Task requirements: Return the listing below verbatim. Pictures do not belong in the copy.

Information provided:
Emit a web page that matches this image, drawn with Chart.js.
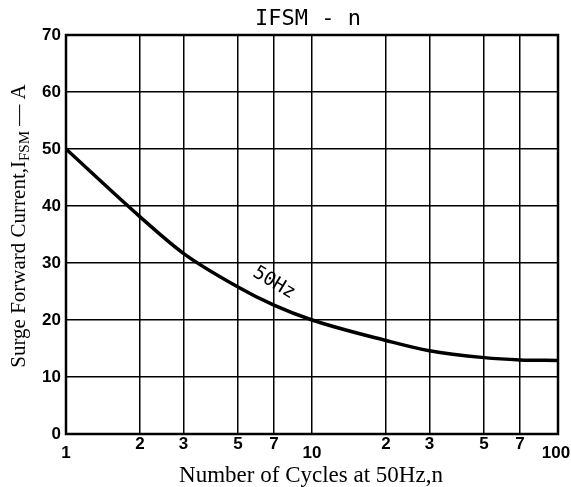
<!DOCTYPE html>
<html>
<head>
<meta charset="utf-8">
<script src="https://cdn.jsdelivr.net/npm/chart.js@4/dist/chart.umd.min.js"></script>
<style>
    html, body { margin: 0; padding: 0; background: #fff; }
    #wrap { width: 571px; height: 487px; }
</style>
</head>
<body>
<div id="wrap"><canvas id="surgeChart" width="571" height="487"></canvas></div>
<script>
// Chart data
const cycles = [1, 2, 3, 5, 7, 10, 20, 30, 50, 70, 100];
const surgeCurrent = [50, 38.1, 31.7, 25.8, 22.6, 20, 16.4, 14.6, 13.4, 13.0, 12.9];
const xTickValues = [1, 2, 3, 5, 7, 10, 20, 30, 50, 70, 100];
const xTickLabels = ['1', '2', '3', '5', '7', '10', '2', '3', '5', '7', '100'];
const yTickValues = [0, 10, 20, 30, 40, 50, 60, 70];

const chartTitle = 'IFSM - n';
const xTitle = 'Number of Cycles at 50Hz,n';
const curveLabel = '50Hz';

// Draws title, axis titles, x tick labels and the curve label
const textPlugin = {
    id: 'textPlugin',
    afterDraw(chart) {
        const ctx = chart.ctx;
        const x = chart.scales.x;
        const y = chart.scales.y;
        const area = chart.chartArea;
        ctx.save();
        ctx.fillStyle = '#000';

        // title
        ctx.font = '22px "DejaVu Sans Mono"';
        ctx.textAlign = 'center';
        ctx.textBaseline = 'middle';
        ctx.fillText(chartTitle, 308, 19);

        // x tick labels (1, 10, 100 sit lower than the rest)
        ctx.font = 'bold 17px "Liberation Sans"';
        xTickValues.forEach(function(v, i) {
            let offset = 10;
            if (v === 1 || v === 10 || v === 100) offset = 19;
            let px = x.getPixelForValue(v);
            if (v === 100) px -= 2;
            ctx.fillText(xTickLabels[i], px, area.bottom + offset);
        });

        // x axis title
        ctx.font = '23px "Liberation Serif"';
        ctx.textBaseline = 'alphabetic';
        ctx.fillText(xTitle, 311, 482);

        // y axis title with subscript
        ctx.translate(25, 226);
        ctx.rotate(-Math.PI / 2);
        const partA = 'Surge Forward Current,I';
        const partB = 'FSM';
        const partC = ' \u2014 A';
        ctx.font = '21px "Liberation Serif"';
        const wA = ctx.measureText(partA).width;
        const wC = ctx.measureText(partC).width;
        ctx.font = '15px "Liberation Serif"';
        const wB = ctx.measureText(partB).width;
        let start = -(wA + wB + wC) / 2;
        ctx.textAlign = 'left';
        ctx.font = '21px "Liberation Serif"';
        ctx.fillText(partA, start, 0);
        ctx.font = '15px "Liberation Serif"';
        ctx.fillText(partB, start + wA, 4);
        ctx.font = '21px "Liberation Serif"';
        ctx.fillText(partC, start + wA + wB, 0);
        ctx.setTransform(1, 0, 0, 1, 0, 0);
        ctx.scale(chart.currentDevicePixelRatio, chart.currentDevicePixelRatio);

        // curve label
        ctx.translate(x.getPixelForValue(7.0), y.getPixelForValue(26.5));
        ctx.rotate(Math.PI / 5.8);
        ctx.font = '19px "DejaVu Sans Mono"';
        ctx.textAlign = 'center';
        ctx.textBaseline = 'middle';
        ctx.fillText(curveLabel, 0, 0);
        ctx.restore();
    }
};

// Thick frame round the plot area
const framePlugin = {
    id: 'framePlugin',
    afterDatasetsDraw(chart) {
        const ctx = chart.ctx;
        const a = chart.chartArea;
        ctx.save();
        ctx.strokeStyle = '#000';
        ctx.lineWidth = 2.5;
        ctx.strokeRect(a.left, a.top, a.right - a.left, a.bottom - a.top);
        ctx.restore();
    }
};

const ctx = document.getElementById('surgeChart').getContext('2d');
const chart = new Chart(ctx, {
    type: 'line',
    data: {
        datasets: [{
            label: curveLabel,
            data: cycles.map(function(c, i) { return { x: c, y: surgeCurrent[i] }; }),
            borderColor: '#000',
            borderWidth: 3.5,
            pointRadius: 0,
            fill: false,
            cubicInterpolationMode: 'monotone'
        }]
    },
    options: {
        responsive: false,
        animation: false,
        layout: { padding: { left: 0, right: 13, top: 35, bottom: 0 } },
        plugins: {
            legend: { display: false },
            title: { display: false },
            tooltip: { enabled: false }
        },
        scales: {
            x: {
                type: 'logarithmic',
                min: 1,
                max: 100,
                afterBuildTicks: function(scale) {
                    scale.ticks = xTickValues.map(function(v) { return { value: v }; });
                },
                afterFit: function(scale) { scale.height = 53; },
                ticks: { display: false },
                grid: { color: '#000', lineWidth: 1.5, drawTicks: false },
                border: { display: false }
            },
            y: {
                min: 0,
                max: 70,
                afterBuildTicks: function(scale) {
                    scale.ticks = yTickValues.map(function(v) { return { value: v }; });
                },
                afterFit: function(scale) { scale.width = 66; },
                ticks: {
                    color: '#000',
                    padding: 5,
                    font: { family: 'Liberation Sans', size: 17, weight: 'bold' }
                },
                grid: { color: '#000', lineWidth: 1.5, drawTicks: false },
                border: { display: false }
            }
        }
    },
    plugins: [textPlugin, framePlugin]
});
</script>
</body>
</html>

Solved problem:
Emit a web page that matches this image, drawn with Chart.js.
<!DOCTYPE html>
<html>
<head>
<meta charset="utf-8">
<script src="https://cdn.jsdelivr.net/npm/chart.js@4/dist/chart.umd.min.js"></script>
<style>
    html, body { margin: 0; padding: 0; background: #fff; }
    #wrap { width: 571px; height: 487px; }
</style>
</head>
<body>
<div id="wrap"><canvas id="surgeChart" width="571" height="487"></canvas></div>
<script>
// Chart data
const cycles = [1, 2, 3, 5, 7, 10, 20, 30, 50, 70, 100];
const surgeCurrent = [50, 38.1, 31.7, 25.8, 22.6, 20, 16.4, 14.6, 13.4, 13.0, 12.9];
const xTickValues = [1, 2, 3, 5, 7, 10, 20, 30, 50, 70, 100];
const xTickLabels = ['1', '2', '3', '5', '7', '10', '2', '3', '5', '7', '100'];
const yTickValues = [0, 10, 20, 30, 40, 50, 60, 70];

const chartTitle = 'IFSM - n';
const xTitle = 'Number of Cycles at 50Hz,n';
const curveLabel = '50Hz';

// Draws title, axis titles, x tick labels and the curve label
const textPlugin = {
    id: 'textPlugin',
    afterDraw(chart) {
        const ctx = chart.ctx;
        const x = chart.scales.x;
        const y = chart.scales.y;
        const area = chart.chartArea;
        ctx.save();
        ctx.fillStyle = '#000';

        // title
        ctx.font = '22px "DejaVu Sans Mono"';
        ctx.textAlign = 'center';
        ctx.textBaseline = 'middle';
        ctx.fillText(chartTitle, 308, 19);

        // x tick labels (1, 10, 100 sit lower than the rest)
        ctx.font = 'bold 17px "Liberation Sans"';
        xTickValues.forEach(function(v, i) {
            let offset = 10;
            if (v === 1 || v === 10 || v === 100) offset = 19;
            let px = x.getPixelForValue(v);
            if (v === 100) px -= 2;
            ctx.fillText(xTickLabels[i], px, area.bottom + offset);
        });

        // x axis title
        ctx.font = '23px "Liberation Serif"';
        ctx.textBaseline = 'alphabetic';
        ctx.fillText(xTitle, 311, 482);

        // y axis title with subscript
        ctx.translate(25, 226);
        ctx.rotate(-Math.PI / 2);
        const partA = 'Surge Forward Current,I';
        const partB = 'FSM';
        const partC = ' \u2014 A';
        ctx.font = '21px "Liberation Serif"';
        const wA = ctx.measureText(partA).width;
        const wC = ctx.measureText(partC).width;
        ctx.font = '15px "Liberation Serif"';
        const wB = ctx.measureText(partB).width;
        let start = -(wA + wB + wC) / 2;
        ctx.textAlign = 'left';
        ctx.font = '21px "Liberation Serif"';
        ctx.fillText(partA, start, 0);
        ctx.font = '15px "Liberation Serif"';
        ctx.fillText(partB, start + wA, 4);
        ctx.font = '21px "Liberation Serif"';
        ctx.fillText(partC, start + wA + wB, 0);
        ctx.setTransform(1, 0, 0, 1, 0, 0);
        ctx.scale(chart.currentDevicePixelRatio, chart.currentDevicePixelRatio);

        // curve label
        ctx.translate(x.getPixelForValue(7.0), y.getPixelForValue(26.5));
        ctx.rotate(Math.PI / 5.8);
        ctx.font = '19px "DejaVu Sans Mono"';
        ctx.textAlign = 'center';
        ctx.textBaseline = 'middle';
        ctx.fillText(curveLabel, 0, 0);
        ctx.restore();
    }
};

// Thick frame round the plot area
const framePlugin = {
    id: 'framePlugin',
    afterDatasetsDraw(chart) {
        const ctx = chart.ctx;
        const a = chart.chartArea;
        ctx.save();
        ctx.strokeStyle = '#000';
        ctx.lineWidth = 2.5;
        ctx.strokeRect(a.left, a.top, a.right - a.left, a.bottom - a.top);
        ctx.restore();
    }
};

const ctx = document.getElementById('surgeChart').getContext('2d');
const chart = new Chart(ctx, {
    type: 'line',
    data: {
        datasets: [{
            label: curveLabel,
            data: cycles.map(function(c, i) { return { x: c, y: surgeCurrent[i] }; }),
            borderColor: '#000',
            borderWidth: 3.5,
            pointRadius: 0,
            fill: false,
            cubicInterpolationMode: 'monotone'
        }]
    },
    options: {
        responsive: false,
        animation: false,
        layout: { padding: { left: 0, right: 13, top: 35, bottom: 0 } },
        plugins: {
            legend: { display: false },
            title: { display: false },
            tooltip: { enabled: false }
        },
        scales: {
            x: {
                type: 'logarithmic',
                min: 1,
                max: 100,
                afterBuildTicks: function(scale) {
                    scale.ticks = xTickValues.map(function(v) { return { value: v }; });
                },
                afterFit: function(scale) { scale.height = 53; },
                ticks: { display: false },
                grid: { color: '#000', lineWidth: 1.5, drawTicks: false },
                border: { display: false }
            },
            y: {
                min: 0,
                max: 70,
                afterBuildTicks: function(scale) {
                    scale.ticks = yTickValues.map(function(v) { return { value: v }; });
                },
                afterFit: function(scale) { scale.width = 66; },
                ticks: {
                    color: '#000',
                    padding: 5,
                    font: { family: 'Liberation Sans', size: 17, weight: 'bold' }
                },
                grid: { color: '#000', lineWidth: 1.5, drawTicks: false },
                border: { display: false }
            }
        }
    },
    plugins: [textPlugin, framePlugin]
});
</script>
</body>
</html>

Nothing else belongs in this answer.